[Raw data]:

========================================================================

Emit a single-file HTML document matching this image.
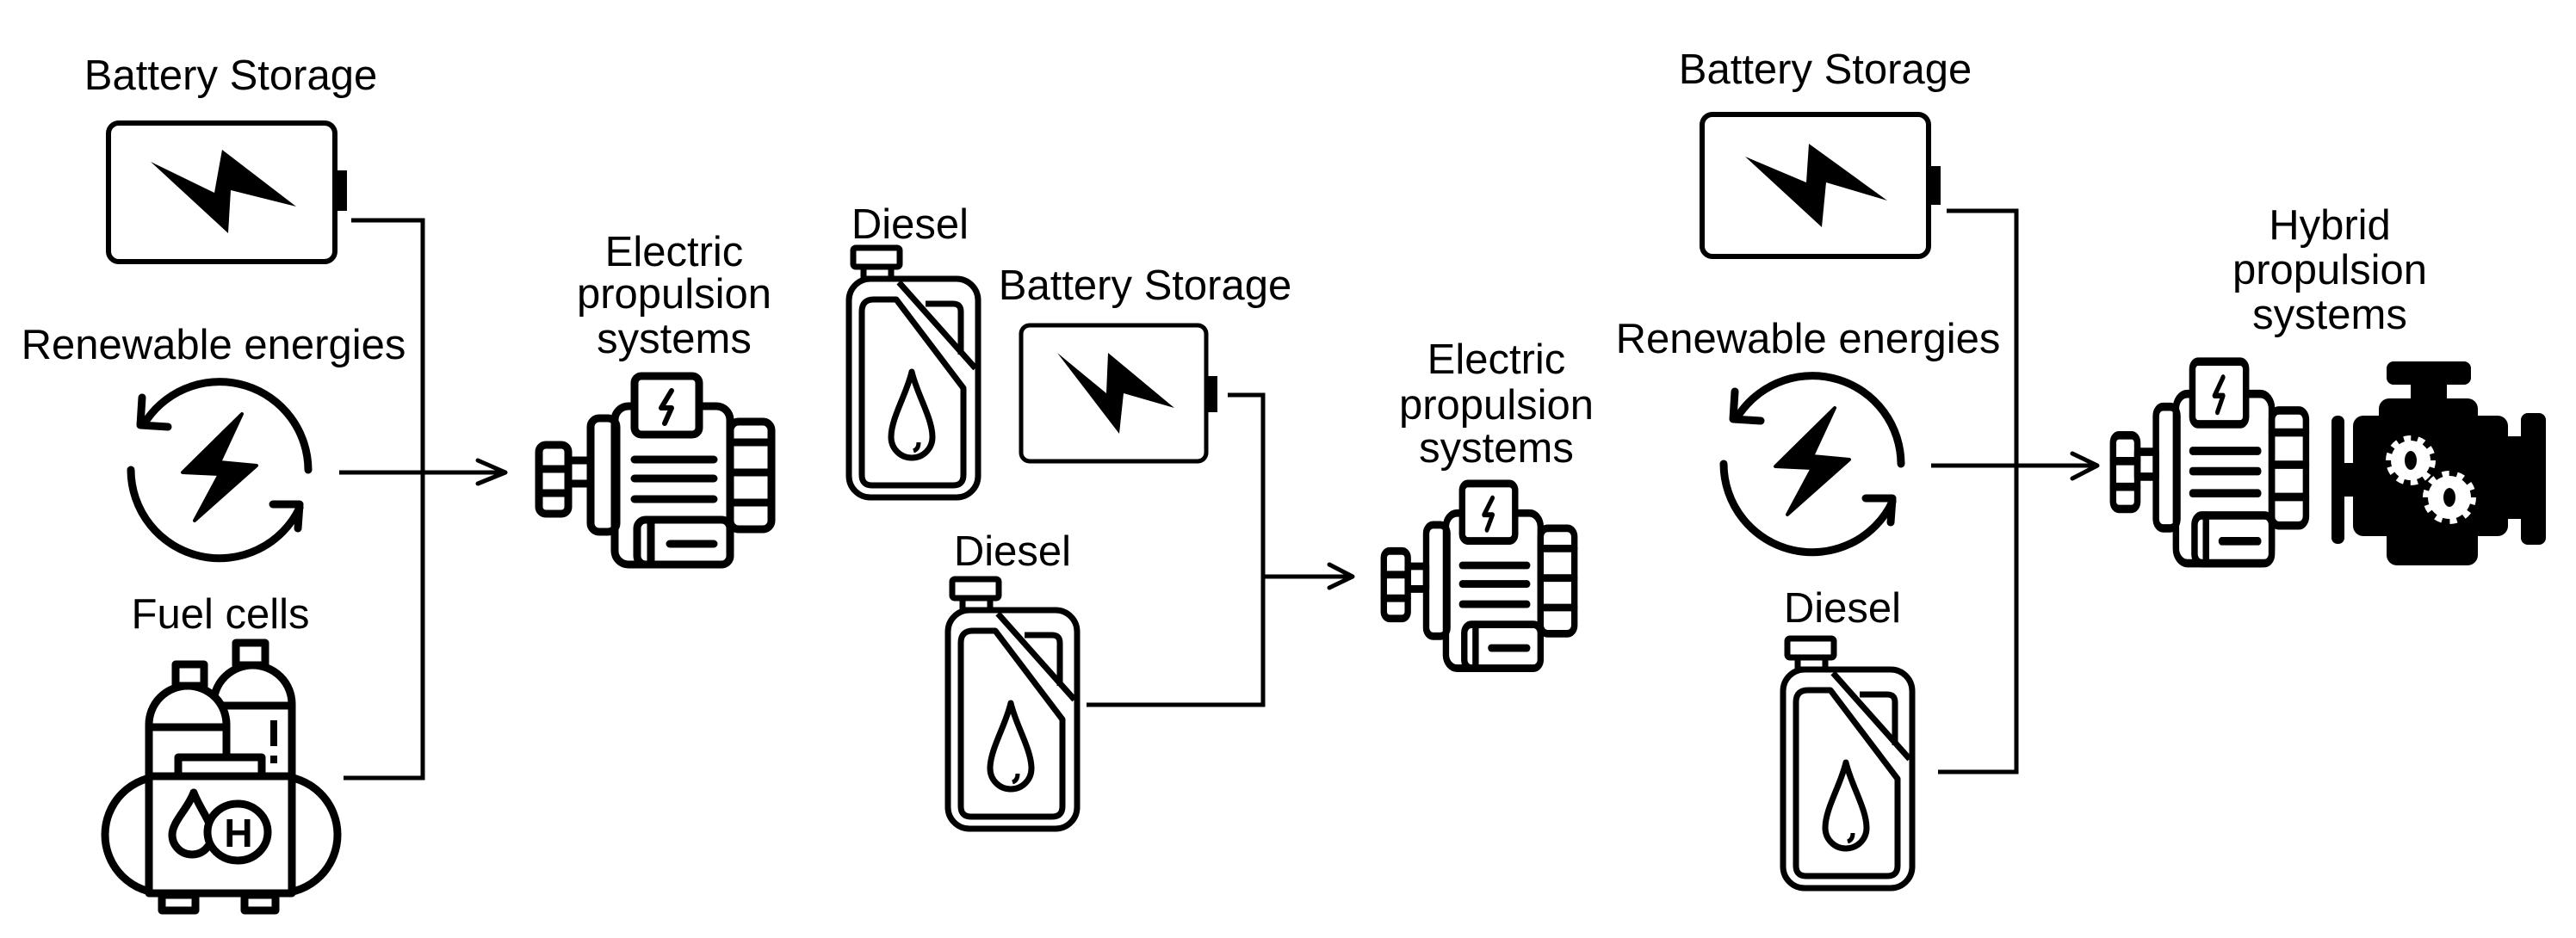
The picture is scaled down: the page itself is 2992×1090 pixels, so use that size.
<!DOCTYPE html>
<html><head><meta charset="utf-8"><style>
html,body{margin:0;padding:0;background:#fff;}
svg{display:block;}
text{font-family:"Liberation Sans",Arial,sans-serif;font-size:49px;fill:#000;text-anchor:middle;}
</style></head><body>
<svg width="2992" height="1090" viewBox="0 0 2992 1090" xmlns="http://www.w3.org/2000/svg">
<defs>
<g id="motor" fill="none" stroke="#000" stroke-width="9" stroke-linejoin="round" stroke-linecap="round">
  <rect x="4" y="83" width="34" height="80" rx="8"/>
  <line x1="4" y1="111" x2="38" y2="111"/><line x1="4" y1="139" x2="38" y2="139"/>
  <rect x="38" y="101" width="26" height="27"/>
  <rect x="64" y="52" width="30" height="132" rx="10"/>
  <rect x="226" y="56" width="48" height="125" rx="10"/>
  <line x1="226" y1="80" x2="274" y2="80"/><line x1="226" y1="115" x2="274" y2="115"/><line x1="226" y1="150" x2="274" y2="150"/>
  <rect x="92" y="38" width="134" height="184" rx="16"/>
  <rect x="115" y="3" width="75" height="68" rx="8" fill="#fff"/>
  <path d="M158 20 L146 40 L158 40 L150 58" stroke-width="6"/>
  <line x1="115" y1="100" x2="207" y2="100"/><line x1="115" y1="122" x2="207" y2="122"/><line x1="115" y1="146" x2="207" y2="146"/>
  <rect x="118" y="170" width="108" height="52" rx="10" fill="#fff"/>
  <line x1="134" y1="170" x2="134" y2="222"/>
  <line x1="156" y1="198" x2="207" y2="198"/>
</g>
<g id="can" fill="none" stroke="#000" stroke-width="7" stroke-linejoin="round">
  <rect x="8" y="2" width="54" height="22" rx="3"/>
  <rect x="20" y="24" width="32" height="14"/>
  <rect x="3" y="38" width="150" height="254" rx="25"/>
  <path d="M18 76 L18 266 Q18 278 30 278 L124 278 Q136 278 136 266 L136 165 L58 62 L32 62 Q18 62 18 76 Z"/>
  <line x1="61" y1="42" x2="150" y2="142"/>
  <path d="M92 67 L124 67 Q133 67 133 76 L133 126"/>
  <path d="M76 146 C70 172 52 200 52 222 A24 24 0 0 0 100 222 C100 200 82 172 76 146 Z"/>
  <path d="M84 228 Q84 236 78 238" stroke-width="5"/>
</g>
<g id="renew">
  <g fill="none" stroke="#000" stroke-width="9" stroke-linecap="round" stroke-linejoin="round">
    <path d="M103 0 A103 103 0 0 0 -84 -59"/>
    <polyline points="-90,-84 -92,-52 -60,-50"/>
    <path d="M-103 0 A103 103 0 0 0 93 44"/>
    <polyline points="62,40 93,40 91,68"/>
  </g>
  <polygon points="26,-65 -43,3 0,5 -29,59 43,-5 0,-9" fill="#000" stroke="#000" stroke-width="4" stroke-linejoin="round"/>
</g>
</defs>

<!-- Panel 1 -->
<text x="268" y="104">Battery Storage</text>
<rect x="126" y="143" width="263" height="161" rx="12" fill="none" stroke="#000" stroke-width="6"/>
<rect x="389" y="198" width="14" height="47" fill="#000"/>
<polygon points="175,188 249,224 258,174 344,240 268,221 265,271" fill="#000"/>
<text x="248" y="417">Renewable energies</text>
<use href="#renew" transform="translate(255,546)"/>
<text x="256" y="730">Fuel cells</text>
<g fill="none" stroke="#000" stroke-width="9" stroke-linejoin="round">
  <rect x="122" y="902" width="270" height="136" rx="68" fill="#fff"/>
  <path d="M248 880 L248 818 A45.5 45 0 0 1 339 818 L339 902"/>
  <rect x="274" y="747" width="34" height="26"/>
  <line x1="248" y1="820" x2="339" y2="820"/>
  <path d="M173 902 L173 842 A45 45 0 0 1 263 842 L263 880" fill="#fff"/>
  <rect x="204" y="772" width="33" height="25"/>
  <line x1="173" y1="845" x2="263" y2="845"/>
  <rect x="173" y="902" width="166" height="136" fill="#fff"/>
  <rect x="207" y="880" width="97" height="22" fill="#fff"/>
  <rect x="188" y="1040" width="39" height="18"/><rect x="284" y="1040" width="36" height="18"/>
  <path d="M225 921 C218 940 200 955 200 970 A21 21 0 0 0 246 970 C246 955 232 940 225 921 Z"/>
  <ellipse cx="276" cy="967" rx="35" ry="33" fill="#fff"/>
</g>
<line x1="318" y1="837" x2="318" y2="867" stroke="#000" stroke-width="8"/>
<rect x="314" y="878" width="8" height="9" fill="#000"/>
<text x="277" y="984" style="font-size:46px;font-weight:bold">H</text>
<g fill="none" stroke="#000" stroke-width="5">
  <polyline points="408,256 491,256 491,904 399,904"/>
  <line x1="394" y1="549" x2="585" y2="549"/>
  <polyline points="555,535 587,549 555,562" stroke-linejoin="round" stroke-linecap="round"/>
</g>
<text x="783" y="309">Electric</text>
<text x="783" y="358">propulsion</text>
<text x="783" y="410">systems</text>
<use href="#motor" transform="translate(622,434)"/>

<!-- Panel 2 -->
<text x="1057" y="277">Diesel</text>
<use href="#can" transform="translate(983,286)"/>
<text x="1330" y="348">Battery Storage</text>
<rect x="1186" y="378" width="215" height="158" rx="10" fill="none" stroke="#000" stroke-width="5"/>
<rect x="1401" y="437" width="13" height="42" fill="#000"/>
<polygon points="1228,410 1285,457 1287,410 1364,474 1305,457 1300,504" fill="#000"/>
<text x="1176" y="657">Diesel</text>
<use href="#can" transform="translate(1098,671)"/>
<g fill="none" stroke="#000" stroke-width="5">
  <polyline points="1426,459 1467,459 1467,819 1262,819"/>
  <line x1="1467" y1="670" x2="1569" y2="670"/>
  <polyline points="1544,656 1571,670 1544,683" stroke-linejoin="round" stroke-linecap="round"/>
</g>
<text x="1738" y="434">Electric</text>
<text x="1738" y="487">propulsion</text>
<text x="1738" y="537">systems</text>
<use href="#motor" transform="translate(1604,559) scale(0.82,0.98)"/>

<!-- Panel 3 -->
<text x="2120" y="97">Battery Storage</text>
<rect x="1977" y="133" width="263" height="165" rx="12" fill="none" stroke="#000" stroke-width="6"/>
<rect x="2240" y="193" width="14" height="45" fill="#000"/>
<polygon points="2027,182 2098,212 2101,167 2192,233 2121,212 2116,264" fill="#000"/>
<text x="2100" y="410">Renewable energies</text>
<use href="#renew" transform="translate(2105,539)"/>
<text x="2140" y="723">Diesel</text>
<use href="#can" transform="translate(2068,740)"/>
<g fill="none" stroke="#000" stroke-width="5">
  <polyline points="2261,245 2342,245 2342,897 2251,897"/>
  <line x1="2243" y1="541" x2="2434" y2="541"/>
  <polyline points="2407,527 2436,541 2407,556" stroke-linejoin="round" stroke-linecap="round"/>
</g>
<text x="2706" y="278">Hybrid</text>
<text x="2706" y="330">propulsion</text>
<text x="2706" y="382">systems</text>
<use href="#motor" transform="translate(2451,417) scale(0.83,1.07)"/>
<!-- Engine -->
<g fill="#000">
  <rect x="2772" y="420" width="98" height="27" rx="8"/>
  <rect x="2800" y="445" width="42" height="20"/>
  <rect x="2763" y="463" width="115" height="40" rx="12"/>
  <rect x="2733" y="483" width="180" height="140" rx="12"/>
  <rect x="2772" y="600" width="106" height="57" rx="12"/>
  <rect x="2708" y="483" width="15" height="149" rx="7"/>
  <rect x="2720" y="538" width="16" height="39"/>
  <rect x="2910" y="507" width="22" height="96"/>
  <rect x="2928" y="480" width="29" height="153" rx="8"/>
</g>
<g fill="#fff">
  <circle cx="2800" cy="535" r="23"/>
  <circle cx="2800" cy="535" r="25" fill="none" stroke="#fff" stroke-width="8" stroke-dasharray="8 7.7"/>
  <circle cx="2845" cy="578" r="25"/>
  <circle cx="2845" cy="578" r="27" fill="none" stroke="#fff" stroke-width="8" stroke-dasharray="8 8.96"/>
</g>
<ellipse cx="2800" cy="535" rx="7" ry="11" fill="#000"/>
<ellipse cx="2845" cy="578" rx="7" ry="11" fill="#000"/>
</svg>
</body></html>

========================================================================

[What you have to do]: Find every line that holds "size" and copy it.

[Solved problem]:
The picture is scaled down: the page itself is 2992×1090 pixels, so use that size.
text{font-family:"Liberation Sans",Arial,sans-serif;font-size:49px;fill:#000;text-anchor:middle;}
<text x="277" y="984" style="font-size:46px;font-weight:bold">H</text>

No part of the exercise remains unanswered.